Bankers got the day off. School children and teachers got the day off. Federal employees everywhere got the day off. But the workers who have a direct connection to the efforts of Dr. King did not get the day off here in Creve Coeur, Missouri [population 10,000+]. This is an injustice and an insult to sanitation workers, as well as to the legacy of Dr. King.

Does my little city council see the irony? I have learned that other St. Louis area municipalities [Kirkwood, for example] honored the holiday by suspending trash/recycling pickup. Why is Creve Coeur different?
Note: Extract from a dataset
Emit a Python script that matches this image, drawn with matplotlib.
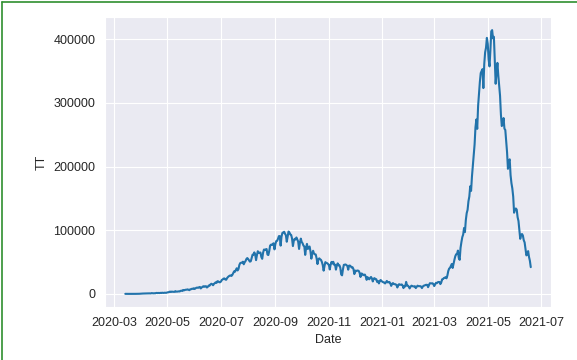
import numpy as np
import pandas as pd
import matplotlib
matplotlib.use('Agg')
import matplotlib.pyplot as plt
import seaborn as sns
from matplotlib.lines import Line2D

# daily confirmed cases (TT), one list per month
mar20 = [81, 27, 15, 11, 37, 27, 58, 78, 69, 94, 74, 86, 73, 153, 136, 120, 187, 309]
apr20 = [424, 486, 560, 579, 609, 484, 573, 565, 813, 871, 854, 758, 1243, 1031, 886,
         1061, 922, 1371, 1580, 1239, 1537, 1292, 1667, 1408, 1835, 1607, 1568, 1902, 1705, 1801]
may20 = [2396, 2564, 2952, 3656, 2971, 3602, 3344, 3339, 3175, 4311, 3592, 3562, 3726, 3991,
         3808, 4794, 5050, 4630, 6147, 5553, 6198, 6568, 6629, 7111, 6414, 5843, 7293, 7300,
         8105, 7964, 8789]
jun20 = [7723, 8812, 9689, 9847, 9472, 10408, 10882, 8536, 9981, 11156, 12023, 11157, 11929,
         12035, 10032, 11086, 13108, 12869, 14721, 15915, 15183, 13540, 15656, 16868, 18205,
         17296, 19906, 19610, 18339, 18256]
jul20 = [19429, 21947, 22721, 24018, 24248, 22510, 22251, 24879, 26506, 27756, 28637, 29106,
         28179, 29917, 32607, 35468, 34820, 37411, 40243, 36806, 39170, 45599, 48446, 48892,
         49000, 50526, 46484, 49632, 51492, 54750, 56282]
aug20 = [54735, 52672, 50629, 51282, 56626, 61537, 61455, 65156, 62117, 53016, 60963, 66999,
         64142, 64732, 65002, 57981, 55079, 64572, 69672, 68898, 69878, 70488, 61749, 60975,
         67151, 75760, 77266, 76665, 78511, 79457, 69921]
sep20 = [78169, 82860, 83341, 86432, 90632, 90802, 75809, 89706, 95735, 96551, 97570, 94372,
         92071, 81911, 90123, 97894, 96424, 93337, 92605, 86961, 75083, 83347, 86508, 85362,
         88600, 85468, 82170, 70589, 80472, 86821]
oct20 = [81484, 79476, 75829, 74442, 61267, 72049, 78524, 70496, 73272, 74383, 66732, 55342,
         63509, 67708, 63371, 62212, 61871, 55722, 46790, 54044, 55839, 54366, 53370, 50129,
         45149, 36470, 43893, 49881, 48648, 48268, 46963]
nov20 = [45231, 38310, 46253, 50210, 47638, 50357, 45674, 45903, 38073, 44281, 47905, 44879,
         44878, 41100, 30548, 29163, 38617, 45576, 45882, 46232, 45209, 44059, 37975, 44376,
         44489, 43082, 41322, 41810, 38772, 31118]
dec20 = [36604, 35551, 36595, 36652, 36011, 32981, 26567, 32080, 31521, 29398, 30006, 30254,
         27071, 22065, 26382, 24010, 22890, 25152, 26624, 24337, 19556, 23950, 24712, 23067,
         23068, 18732, 20021, 16432, 20549, 21822, 20035]
jan21 = [19078, 18177, 18088, 16375, 18088, 20346, 18139, 18222, 18645, 16311, 12584, 15968,
         16946, 15590, 15158, 15144, 13788, 10064, 13823, 15223, 14545, 14256, 14849, 13203,
         9102, 12689, 11666, 18855, 13083, 13052, 11427]
feb21 = [8635, 11039, 12899, 12408, 11713, 11762, 12059, 9110, 11067, 12923, 12143, 12194,
         12143, 11649, 9121, 11610, 12881, 13193, 13993, 14264, 14199, 10584, 13742, 16738,
         16577, 16488, 16752, 15510]
mar21 = [12286, 14989, 17407, 16838, 18327, 18711, 18599, 15388, 17921, 22854, 23285, 24882,
         25320, 26291, 24492, 28903, 35871, 39726, 40953, 43846, 46951, 40715, 47262, 53476,
         59118, 62258, 62714, 68020, 56211, 53480, 72330]
apr21 = [81466, 89129, 93249, 103558, 96982, 115736, 126789, 131968, 145384, 152879, 168912,
         161736, 184372, 200739, 217353, 234692, 261500, 273810, 259170, 295041, 314835,
         332730, 346786, 349691, 352991, 323144, 360960, 379257, 386452, 401993]
may21 = [392488, 368147, 357229, 382315, 412262, 414188, 401078, 403738, 366161, 329942,
         348421, 362727, 343144, 326098, 311170, 281386, 263533, 267334, 276070, 259551,
         257299, 240842, 222315, 196427, 208921, 211298, 186364, 173790, 165553, 152734, 127510]
jun21 = [132788, 134154, 132364, 120529, 114460, 100636, 86498, 92596, 94052, 91702, 84332,
         80834, 70421, 60471, 62224, 67208, 58000, 52000, 42000]

tt = mar20 + apr20 + may20 + jun20 + jul20 + aug20 + sep20 + oct20 + nov20 + dec20 \
    + jan21 + feb21 + mar21 + apr21 + may21 + jun21
dates = pd.date_range('2020-03-14', periods=len(tt), freq='D')
df = pd.DataFrame({'Date': dates, 'TT': tt})

sns.set_style('darkgrid')
plt.rcParams['font.family'] = ['Liberation Sans', 'DejaVu Sans']
plt.rcParams['font.size'] = 9

fig = plt.figure(figsize=(5.77, 3.6), dpi=100)
ax = fig.add_axes([0.182, 0.147, 0.773, 0.806])
sns.lineplot(data=df, x='Date', y='TT', ax=ax, color='#2273ab', linewidth=1.5)
ax.tick_params(labelsize=9, colors='#262626')
ax.set_xlabel('Date', fontsize=9)
ax.set_ylabel('TT', fontsize=9)

# green frame of the screenshot
fig.add_artist(Line2D([0.004, 0.004], [0.0, 0.995], color='#2f8f2f', lw=1.2,
                      transform=fig.transFigure))
fig.add_artist(Line2D([0.004, 1.0], [0.995, 0.995], color='#2f8f2f', lw=1.2,
                      transform=fig.transFigure))

fig.savefig('out.png', dpi=100)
When other federal holidays occur on my designated trash-collection day [Mondays, so it happens a lot], I get a notice from the city that pickup will take place on a day-late schedule. I can wait the extra day, no problem. But, if that accommodation can be made—as it is every year– for other federal holidays, why not for MLK Day?

If this is a matter of contractual terms with the vendor who does the trash and recycling pickup [Republic Services], the terms need to be renegotiated to honor MLK Day in the same way that New Year’s Day, Memorial Day, Fourth of July, Labor Day, and Christmas Day are. And, by the way, what does New Year’s Day commemorate [hangovers?] that makes it a more important holiday than Martin Luther King Day?

I’ve just written a letter expressing these thoughts to my two city council representatives, the mayor and the city manager, hoping that they’ll recognize the problem and do something about it. It’s just not right.